Provided material -
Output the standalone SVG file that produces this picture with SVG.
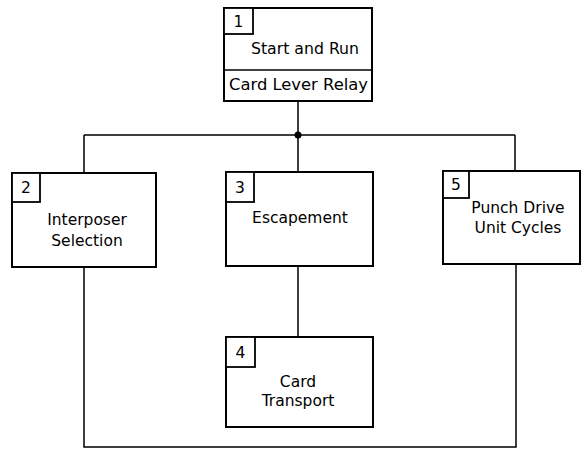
<svg xmlns="http://www.w3.org/2000/svg" width="582" height="449" viewBox="0 0 582 449">
<style>
.box{fill:#fff;stroke:#000;stroke-width:2}
.nb{fill:#fff;stroke:#000;stroke-width:1.8}
.ln{fill:none;stroke:#000;stroke-width:1.5}
text{font-family:"DejaVu Sans","Liberation Sans",sans-serif;font-size:15.5px;fill:#000}
.c{text-anchor:middle}
</style>
<rect width="582" height="449" fill="#fff"/>
<g id="connectors">
<path class="ln" d="M298,101 V172 M84,135 H515 M84,135 V173 M515,135 V171 M298,266 V337"/>
<path class="ln" d="M84,267 V447 H516 V264"/>
<circle cx="298" cy="135" r="3.5" fill="#000"/>
</g>
<g id="node1">
<rect class="box" x="224" y="8" width="148" height="93"/>
<line class="ln" x1="224" y1="70" x2="372" y2="70" stroke-width="2"/>
<rect class="nb" x="224" y="8" width="29" height="26"/>
<text class="c" x="238.5" y="27">1</text>
<text x="251" y="54" textLength="108" lengthAdjust="spacingAndGlyphs">Start and Run</text>
<text x="229" y="90" textLength="139" lengthAdjust="spacingAndGlyphs">Card Lever Relay</text>
</g>
<g id="node2">
<rect class="box" x="12" y="173" width="144" height="94"/>
<rect class="nb" x="12" y="173" width="28" height="29"/>
<text class="c" x="26" y="193">2</text>
<text class="c" x="87" y="225">Interposer</text>
<text class="c" x="87" y="246">Selection</text>
</g>
<g id="node3">
<rect class="box" x="226" y="172" width="147" height="94"/>
<rect class="nb" x="226" y="172" width="28" height="30"/>
<text class="c" x="240" y="193">3</text>
<text class="c" x="300" y="223">Escapement</text>
</g>
<g id="node4">
<rect class="box" x="226" y="337" width="147" height="90"/>
<rect class="nb" x="226" y="337" width="29" height="30"/>
<text class="c" x="240.5" y="358">4</text>
<text class="c" x="298" y="387">Card</text>
<text class="c" x="298" y="406">Transport</text>
</g>
<g id="node5">
<rect class="box" x="443" y="171" width="137" height="93"/>
<rect class="nb" x="443" y="171" width="26" height="27"/>
<text class="c" x="456" y="190">5</text>
<text class="c" x="518" y="213">Punch Drive</text>
<text class="c" x="518" y="233">Unit Cycles</text>
</g>
</svg>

Exercise details -
From the data above, write out everything exactly except the pictures.

Final result -
Output the standalone SVG file that produces this picture with SVG.
<svg xmlns="http://www.w3.org/2000/svg" width="582" height="449" viewBox="0 0 582 449">
<style>
.box{fill:#fff;stroke:#000;stroke-width:2}
.nb{fill:#fff;stroke:#000;stroke-width:1.8}
.ln{fill:none;stroke:#000;stroke-width:1.5}
text{font-family:"DejaVu Sans","Liberation Sans",sans-serif;font-size:15.5px;fill:#000}
.c{text-anchor:middle}
</style>
<rect width="582" height="449" fill="#fff"/>
<g id="connectors">
<path class="ln" d="M298,101 V172 M84,135 H515 M84,135 V173 M515,135 V171 M298,266 V337"/>
<path class="ln" d="M84,267 V447 H516 V264"/>
<circle cx="298" cy="135" r="3.5" fill="#000"/>
</g>
<g id="node1">
<rect class="box" x="224" y="8" width="148" height="93"/>
<line class="ln" x1="224" y1="70" x2="372" y2="70" stroke-width="2"/>
<rect class="nb" x="224" y="8" width="29" height="26"/>
<text class="c" x="238.5" y="27">1</text>
<text x="251" y="54" textLength="108" lengthAdjust="spacingAndGlyphs">Start and Run</text>
<text x="229" y="90" textLength="139" lengthAdjust="spacingAndGlyphs">Card Lever Relay</text>
</g>
<g id="node2">
<rect class="box" x="12" y="173" width="144" height="94"/>
<rect class="nb" x="12" y="173" width="28" height="29"/>
<text class="c" x="26" y="193">2</text>
<text class="c" x="87" y="225">Interposer</text>
<text class="c" x="87" y="246">Selection</text>
</g>
<g id="node3">
<rect class="box" x="226" y="172" width="147" height="94"/>
<rect class="nb" x="226" y="172" width="28" height="30"/>
<text class="c" x="240" y="193">3</text>
<text class="c" x="300" y="223">Escapement</text>
</g>
<g id="node4">
<rect class="box" x="226" y="337" width="147" height="90"/>
<rect class="nb" x="226" y="337" width="29" height="30"/>
<text class="c" x="240.5" y="358">4</text>
<text class="c" x="298" y="387">Card</text>
<text class="c" x="298" y="406">Transport</text>
</g>
<g id="node5">
<rect class="box" x="443" y="171" width="137" height="93"/>
<rect class="nb" x="443" y="171" width="26" height="27"/>
<text class="c" x="456" y="190">5</text>
<text class="c" x="518" y="213">Punch Drive</text>
<text class="c" x="518" y="233">Unit Cycles</text>
</g>
</svg>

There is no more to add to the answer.